Micro-Landscapes of the Anthropocene

"Inherently voiceless"

I came across this book on audible a while ago called the “The Hidden Life of Trees” by Peter Wohlleben, and it provides some really interesting stories about plants species and how we think they interact by this basic need of survival but the lives of plants actually show a more complex range of interactions.

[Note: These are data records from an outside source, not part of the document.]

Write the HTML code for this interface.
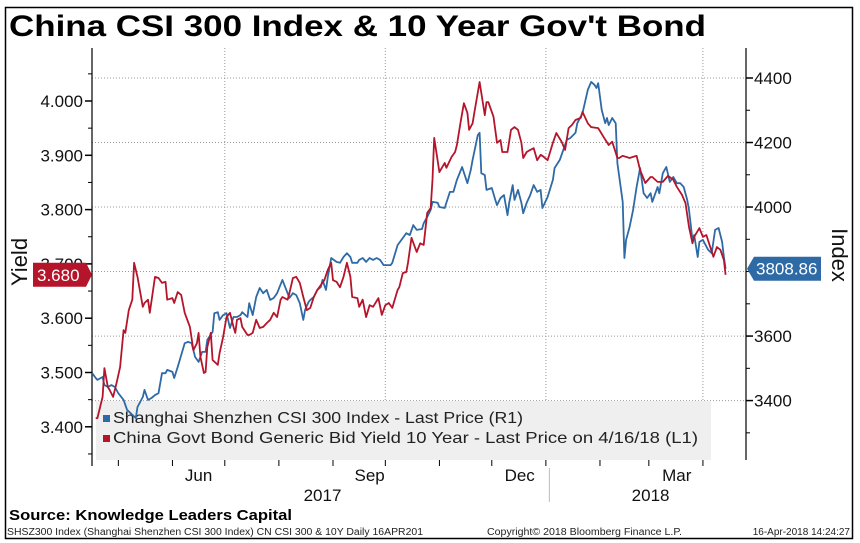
<!DOCTYPE html>
<html><head><meta charset="utf-8"><style>
html,body{margin:0;padding:0;background:#fff;}
svg{display:block;font-family:"Liberation Sans",sans-serif;}
</style></head><body>
<svg id="c" width="860" height="543" viewBox="0 0 860 543"></svg>
<script>
const redDays=[17,18,21,22,24,25,27,29,31,33,34,36,38,39,41,44,45,47,48,51,53,55,57,58,61,62,64,66,68,71,73,75,76,77,79,80,81,83,84,87,88,90,92,94,96,97,98,100,101,104,105,107,109,111,113,115,117,119,121,123,124,127,128,130,132,134,136,138,140,142,144,146,148,150,152,153,155,157,159,161,163,164,167,168,170,172,174,176,179,181,183,185,187,190,191,193,195,196,198,201,203,205,207,209,210,211,214,217,218,221,223,224,226,228,230,231,233,234,237,240,241,242,245,247,249,250,253,255,257,259,261,262,264,266,268,270,272,273,276,279,281,284,286,288,290,292,295,296,299,301,305,308,311,313,316,317,319,323,327,329,332,335,336,339,342,345,348,350,353,355,357,359,360,363,365,367,371,373,375,377,378];
const redVals=[3.416,3.416,3.455,3.508,3.473,3.468,3.455,3.481,3.510,3.578,3.573,3.615,3.634,3.702,3.676,3.621,3.628,3.634,3.610,3.676,3.674,3.665,3.667,3.634,3.637,3.628,3.648,3.643,3.610,3.584,3.541,3.554,3.573,3.529,3.499,3.501,3.547,3.573,3.523,3.514,3.536,3.565,3.602,3.610,3.584,3.573,3.597,3.600,3.584,3.569,3.569,3.573,3.597,3.582,3.584,3.591,3.597,3.610,3.602,3.634,3.639,3.634,3.646,3.674,3.676,3.665,3.639,3.615,3.619,3.639,3.652,3.661,3.670,3.689,3.702,3.670,3.667,3.657,3.676,3.702,3.676,3.639,3.637,3.621,3.634,3.602,3.624,3.621,3.637,3.606,3.624,3.628,3.619,3.652,3.657,3.683,3.685,3.702,3.748,3.722,3.738,3.735,3.794,3.803,3.855,3.932,3.869,3.886,3.877,3.897,3.906,3.919,3.959,3.996,3.978,3.947,3.959,3.978,4.035,3.974,3.998,3.998,3.971,3.923,3.928,3.906,3.906,3.947,3.952,3.947,3.923,3.895,3.906,3.910,3.913,3.891,3.901,3.899,3.891,3.923,3.941,3.925,3.910,3.950,3.956,3.965,3.969,3.980,3.959,3.952,3.950,3.934,3.919,3.925,3.895,3.895,3.899,3.895,3.899,3.873,3.849,3.860,3.860,3.851,3.851,3.862,3.855,3.842,3.827,3.812,3.768,3.738,3.750,3.766,3.750,3.753,3.713,3.731,3.726,3.707,3.680];
const blueDays=[15,17,18,21,22,24,26,28,30,33,35,37,40,41,44,45,47,49,51,53,55,57,58,61,62,64,66,68,70,72,74,76,78,80,81,84,85,87,88,90,92,94,96,98,100,101,104,105,107,109,111,113,115,117,119,121,124,127,128,130,132,134,136,137,139,140,142,144,146,147,149,150,152,155,157,159,161,163,164,167,168,170,172,174,176,178,180,182,186,187,190,193,195,197,199,201,204,205,207,209,210,213,214,217,220,222,224,227,230,232,233,236,237,238,240,241,244,246,247,249,251,253,254,256,257,259,261,262,264,266,268,270,272,273,276,279,280,283,285,287,289,292,293,296,299,301,303,304,305,307,309,310,311,313,315,316,319,320,321,323,325,327,329,331,333,335,336,339,340,342,344,346,348,350,352,354,356,357,359,360,362,363,365,368,370,372,374,376,377,378];
const blueVals=[3485,3470,3464,3473,3448,3442,3448,3442,3423,3402,3371,3361,3346,3380,3411,3433,3402,3408,3417,3423,3485,3485,3495,3489,3470,3504,3541,3578,3582,3578,3535,3520,3551,3551,3588,3613,3671,3674,3650,3665,3671,3625,3659,3659,3665,3674,3659,3702,3665,3721,3749,3733,3743,3712,3718,3733,3774,3733,3718,3733,3727,3702,3650,3681,3706,3712,3721,3743,3752,3774,3743,3783,3842,3830,3827,3845,3857,3845,3827,3827,3836,3842,3830,3842,3836,3842,3836,3820,3820,3827,3882,3904,3919,3913,3944,3929,3932,3950,3969,3991,4016,4013,4000,3997,4047,4047,4084,4124,4074,4115,4146,4223,4230,4105,4099,4053,4059,4022,4006,4028,4037,3975,4013,4068,4022,4053,4013,3981,4013,4037,4068,4047,4053,3997,4031,4084,4121,4146,4177,4208,4214,4230,4260,4291,4363,4388,4378,4369,4384,4301,4260,4276,4254,4276,4260,4136,4016,3842,3898,3938,3991,4062,4121,4043,4028,4043,4016,4062,4043,4105,4124,4078,4093,4074,4074,4062,4022,3991,3898,3913,3845,3892,3898,3867,3857,3929,3935,3892,3845,3808.86];
const leftTicks=[3.4,3.5,3.6,3.7,3.8,3.9,4.0];
const leftTickLabels=["3.400","3.500","3.600","3.700","3.800","3.900","4.000"];
const rightTicks=[3400,3600,4000,4200,4400];
const rightTickLabels=["3400","3600","4000","4200","4400"];
const monthLabels=["Jun","Sep","Dec","Mar"];
const monthLabelDays=[76,174,260,350];
const gridDays=[91,183,275,365];
const monthTickDays=[30,61,91,122,153,183,214,244,275,306,334,365];
const yearLabels=["2017","2018"];
const yearLabelDays=[147,335];

const svg=document.getElementById('c');
const NS='http://www.w3.org/2000/svg';
const PL=92,PR=746,PT=48,PB=460;
const xs=d=>66+d*1.745;
const yL=v=>101+(4.0-v)*543;
const yR=v=>78+(4400-v)/3.1;
function mk(tag,attrs,parent){const e=document.createElementNS(NS,tag);for(const k in attrs)e.setAttribute(k,attrs[k]);(parent||svg).appendChild(e);return e;}

let frame=mk('rect',{x:5.5,y:7.5,width:847,height:531,fill:'none',stroke:'#000','stroke-width':1.5});


let title=mk('text',{x:9,y:36,'font-size':30,'font-weight':'bold',fill:'#000',textLength:697,lengthAdjust:'spacingAndGlyphs'});
title.textContent="China CSI 300 Index & 10 Year Gov't Bond";



rightTicks.concat([3800]).forEach(v=>{const g=mk('line',{x1:PL,x2:PR,y1:yR(v),y2:yR(v),stroke:'#999','stroke-dasharray':'1,2','stroke-width':1});

});
gridDays.forEach(d=>{const g=mk('line',{x1:xs(d),x2:xs(d),y1:PT,y2:PB,stroke:'#999','stroke-dasharray':'1,2','stroke-width':1});

});

let lg=mk('g',{});


mk('rect',{x:96,y:401,width:615,height:59,fill:'#efefef'},lg);
mk('rect',{x:103,y:415,width:7,height:7,fill:'#2e6aa5'},lg);
let lt1=mk('text',{x:113,y:423,'font-size':16,fill:'#222',textLength:410,lengthAdjust:'spacingAndGlyphs'},lg);
lt1.textContent='Shanghai Shenzhen CSI 300 Index - Last Price (R1)';


mk('rect',{x:103,y:435,width:7,height:7,fill:'#b5152b'},lg);
let lt2=mk('text',{x:113,y:443,'font-size':16,fill:'#222',textLength:585,lengthAdjust:'spacingAndGlyphs'},lg);
lt2.textContent='China Govt Bond Generic Bid Yield 10 Year - Last Price on 4/16/18 (L1)';



let la=mk('line',{x1:PL,x2:PL,y1:PT,y2:PB+6,stroke:'#000','stroke-width':1.2});


let ra=mk('line',{x1:PR,x2:PR,y1:PT,y2:PB,stroke:'#000','stroke-width':1.2});


for(let v=3.35;v<4.1;v+=0.05){const y=yL(v);if(y<PT||y>PB)continue;mk('line',{x1:PL-4,x2:PL,y1:y,y2:y,stroke:'#000'});}
leftTicks.forEach((v,i)=>{const y=yL(v);mk('line',{x1:PL-7,x2:PL,y1:y,y2:y,stroke:'#000','stroke-width':1.5});
const t=mk('text',{x:PL-9,y:y+6,'font-size':17,'text-anchor':'end',fill:'#111'});t.textContent=leftTickLabels[i];

});
for(let v=3300;v<=4500;v+=100){const y=yR(v);if(y<PT||y>PB)continue;mk('line',{x1:PR,x2:PR+4,y1:y,y2:y,stroke:'#000'});}
rightTicks.forEach((v,i)=>{const y=yR(v);mk('line',{x1:PR,x2:PR+7,y1:y,y2:y,stroke:'#000','stroke-width':1.5});
const t=mk('text',{x:PR+8,y:y+6,'font-size':17,fill:'#111'});t.textContent=rightTickLabels[i];

});

monthTickDays.forEach(d=>{mk('line',{x1:xs(d),x2:xs(d),y1:PB,y2:PB+6,stroke:'#000'});});
monthLabels.forEach((m,i)=>{const t=mk('text',{x:xs(monthLabelDays[i]),y:PB+21,'font-size':17,'text-anchor':'middle',fill:'#111'});t.textContent=m;

});
yearLabels.forEach((m,i)=>{const t=mk('text',{x:xs(yearLabelDays[i]),y:PB+41,'font-size':17,'text-anchor':'middle',fill:'#111'});t.textContent=m;

});
mk('line',{x1:xs(277),x2:xs(277),y1:PB+8,y2:PB+42,stroke:'#bbb'});

function path(days,vals,sc){return days.map((d,i)=>(i?'L':'M')+xs(d).toFixed(1)+','+sc(vals[i]).toFixed(1)).join('');}
let bl=mk('path',{d:path(blueDays,blueVals,yR),fill:'none',stroke:'#2e6aa5','stroke-width':1.8,'stroke-linejoin':'round'});


let rl=mk('path',{d:path(redDays,redVals,yL),fill:'none',stroke:'#b5152b','stroke-width':1.8,'stroke-linejoin':'round'});



const ry=yL(redVals[redVals.length-1]);
let rt=mk('g',{});


mk('path',{d:`M33,${ry-12}H86L92,${ry}L86,${ry+12}H33Z`,fill:'#b5152b'},rt);
let rtt=mk('text',{x:37,y:ry+6,'font-size':17,fill:'#fff'},rt);rtt.textContent=redVals[redVals.length-1].toFixed(3);
const by=yR(blueVals[blueVals.length-1]);
let bt=mk('g',{});


mk('path',{d:`M747,${by}L754,${by-12}H821V${by+12}H754Z`,fill:'#2e6aa5'},bt);
let btt=mk('text',{x:756,y:by+6,'font-size':17,fill:'#fff'},bt);btt.textContent=blueVals[blueVals.length-1].toFixed(2);

let yt=mk('text',{x:0,y:0,'font-size':22,fill:'#111','text-anchor':'middle',transform:'translate(27,262) rotate(-90)'});yt.textContent='Yield';


let it=mk('text',{x:0,y:0,'font-size':22,fill:'#111','text-anchor':'middle',transform:'translate(832,255) rotate(90)'});it.textContent='Index';



let src=mk('text',{x:9,y:520,'font-size':15,'font-weight':'bold',fill:'#000',textLength:283,lengthAdjust:'spacingAndGlyphs'});src.textContent='Source: Knowledge Leaders Capital';


let f1=mk('text',{x:7,y:535,'font-size':10,fill:'#222',textLength:416,lengthAdjust:'spacingAndGlyphs'});f1.textContent='SHSZ300 Index (Shanghai Shenzhen CSI 300 Index) CN CSI 300 & 10Y  Daily 16APR201';


let f2=mk('text',{x:487,y:535,'font-size':10,fill:'#222',textLength:195,lengthAdjust:'spacingAndGlyphs'});f2.textContent='Copyright\u00a9 2018 Bloomberg Finance L.P.';


let f3=mk('text',{x:850,y:535,'font-size':10,fill:'#222','text-anchor':'end'});f3.textContent='16-Apr-2018 14:24:27';


</script>
</body></html>
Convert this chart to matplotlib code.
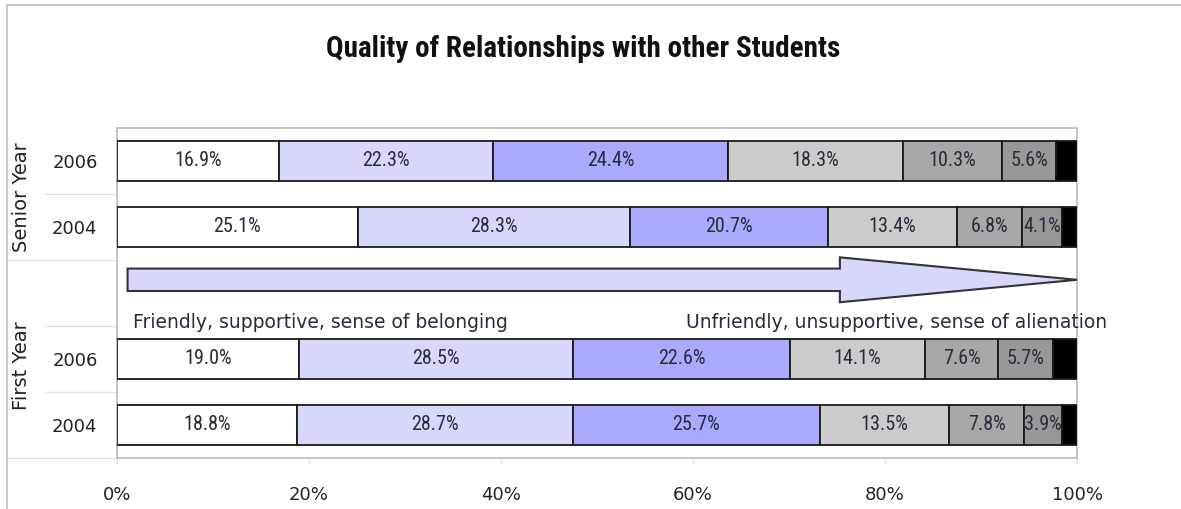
import matplotlib
matplotlib.use("Agg")
import matplotlib.pyplot as plt
from matplotlib.patches import Polygon
from matplotlib.lines import Line2D
import numpy as np
import logging
logging.getLogger("matplotlib.font_manager").setLevel(logging.ERROR)

# ---------------- data ----------------
groups = ["Senior Year", "Senior Year", "First Year", "First Year"]
years = ["2006", "2004", "2006", "2004"]
s1 = [16.9, 25.1, 19.0, 18.8]   # most friendly
s2 = [22.3, 28.3, 28.5, 28.7]
s3 = [24.4, 20.7, 22.6, 25.7]
s4 = [18.3, 13.4, 14.1, 13.5]
s5 = [10.3, 6.8, 7.6, 7.8]
s6 = [5.6, 4.1, 5.7, 3.9]
s7 = [2.2, 1.6, 2.5, 1.6]       # least friendly (unlabelled)
series = [s1, s2, s3, s4, s5, s6, s7]
labelled = [True, True, True, True, True, True, False]
colors = ["#FFFFFF", "#D8D8FF", "#AAAAFF", "#CCCCCC", "#A8A8A8", "#989898", "#000000"]
title = "Quality of Relationships with other Students"
left_text = "Friendly, supportive, sense of belonging"
right_text = "Unfriendly, unsupportive, sense of alienation"
xticks = [0, 20, 40, 60, 80, 100]

# ---------------- figure ----------------
W, H = 1181, 509
fig = plt.figure(figsize=(W / 100, H / 100), dpi=100)
fig.patch.set_facecolor("white")

ax_l, ax_r, ax_t, ax_b = 117, 1077, 128, 458
ax = fig.add_axes([ax_l / W, 1 - ax_b / H, (ax_r - ax_l) / W, (ax_b - ax_t) / H])

narrow = ["Roboto Condensed", "Liberation Sans Narrow", "Roboto", "DejaVu Sans"]
txtcol = "#222222"

pos = [0, 1, 3, 4]
left = np.zeros(len(pos))
for vals, col, lab in zip(series, colors, labelled):
    vals = np.array(vals, dtype=float)
    ax.barh(pos, vals, left=left, height=0.6, color=col,
            edgecolor="#1a1a1a", linewidth=1.3, zorder=3)
    if lab:
        for p, l, v in zip(pos, left, vals):
            ax.text(l + v / 2, p, f"{v:.1f}%", ha="center", va="center",
                    fontsize=14.5, family=narrow, color="#2a2a3a", zorder=4)
    left += vals

ax.set_xlim(0, 100)
ax.set_ylim(4.5, -0.5)

# arrow (decoration)
yc = 1.80
arrow = Polygon([(1.1, yc - 0.17), (75.3, yc - 0.17), (75.3, yc - 0.34),
                 (100, yc), (75.3, yc + 0.34), (75.3, yc + 0.17), (1.1, yc + 0.17)],
                closed=True, facecolor="#D8D8FF", edgecolor="#333333", linewidth=1.5,
                zorder=3, clip_on=False)
ax.add_patch(arrow)
ax.text(1.7, 2.44, left_text, ha="left", va="center", fontsize=13.5,
        color="#2a2a3a", family="DejaVu Sans")
ax.text(59.3, 2.44, right_text, ha="left", va="center", fontsize=13.5,
        color="#2a2a3a", family="DejaVu Sans", clip_on=False)

# axes styling
for s in ax.spines.values():
    s.set_color("#BBBBBB")
    s.set_linewidth(1.2)
ax.set_xticks(xticks)
ax.set_xticklabels([f"{t}%" for t in xticks], fontsize=13, color=txtcol)
ax.tick_params(axis="x", direction="out", length=4, color="#DDDDDD", pad=16)
ax.set_yticks(pos)
ax.set_yticklabels(years, fontsize=13, color=txtcol)
ax.tick_params(axis="y", length=0, pad=14)

# category separators in label area
tr = ax.get_yaxis_transform()
def sep(y, xpix):
    ax.add_line(Line2D([(xpix - ax_l) / (ax_r - ax_l), 0], [y, y], transform=tr,
                       color="#E2E2E2", linewidth=1, clip_on=False))
sep(0.5, 45)
sep(1.5, 8)
sep(2.5, 45)
sep(3.5, 45)
sep(4.5, 8)

# group labels
fig.text(22 / W, 1 - 197 / H, "Senior Year", rotation=90, ha="center", va="center",
         fontsize=14, color=txtcol)
fig.text(22 / W, 1 - 366 / H, "First Year", rotation=90, ha="center", va="center",
         fontsize=14, color=txtcol)

# title
fig.text(583 / W, 1 - 49 / H, title, ha="center", va="center", fontsize=21,
         fontweight="bold", family=["Roboto Condensed", "Liberation Sans Narrow", "Roboto", "DejaVu Sans"],
         color="#111111")

# outer frame lines
fig.add_artist(Line2D([7 / W, 7 / W], [0, 1 - 5 / H], transform=fig.transFigure,
                      color="#C8C8C8", linewidth=1.5))
fig.add_artist(Line2D([7 / W, 1], [1 - 5 / H, 1 - 5 / H], transform=fig.transFigure,
                      color="#C8C8C8", linewidth=1.5))

fig.savefig("out.png", dpi=100, facecolor="white")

“But the most astonishing thing about trees is how social they are. The trees in a forest care for each other, sometimes even going so far as to nourish the stump of a felled tree for centuries after it was cut down by feeding it sugars and other nutrients, and so keeping it alive. Only some stumps are thus nourished. Perhaps they are the parents of the trees that make up the forest of today. A tree’s most important means of staying connected to other trees is a “wood wide web” of soil fungi that connects vegetation in an intimate network that allows the sharing of an enormous amount of information and goods. Scientific research aimed at understanding the astonishing abilities of this partnership between fungi and plant has only just begun. The reason trees share food and communicate is that they need each other. It takes a forest to create a microclimate suitable for tree growth and sustenance. So it’s not surprising that isolated trees have far shorter lives than those living connected together in forests.”

I think this suggests that although something like Darwinism, which is by far one of the most impactful sciences we have ever known, may have created this unquestionable thought in our approaches to other objects. Through universalising these ideas of survival we are blinding ourselves to other alternative realities that exist, that nonhuman creatures could be living lives as complex and aimless as ours, but we just aren’t listening to them because we aren't equip with the knowledge or rhetoric to back up these claims.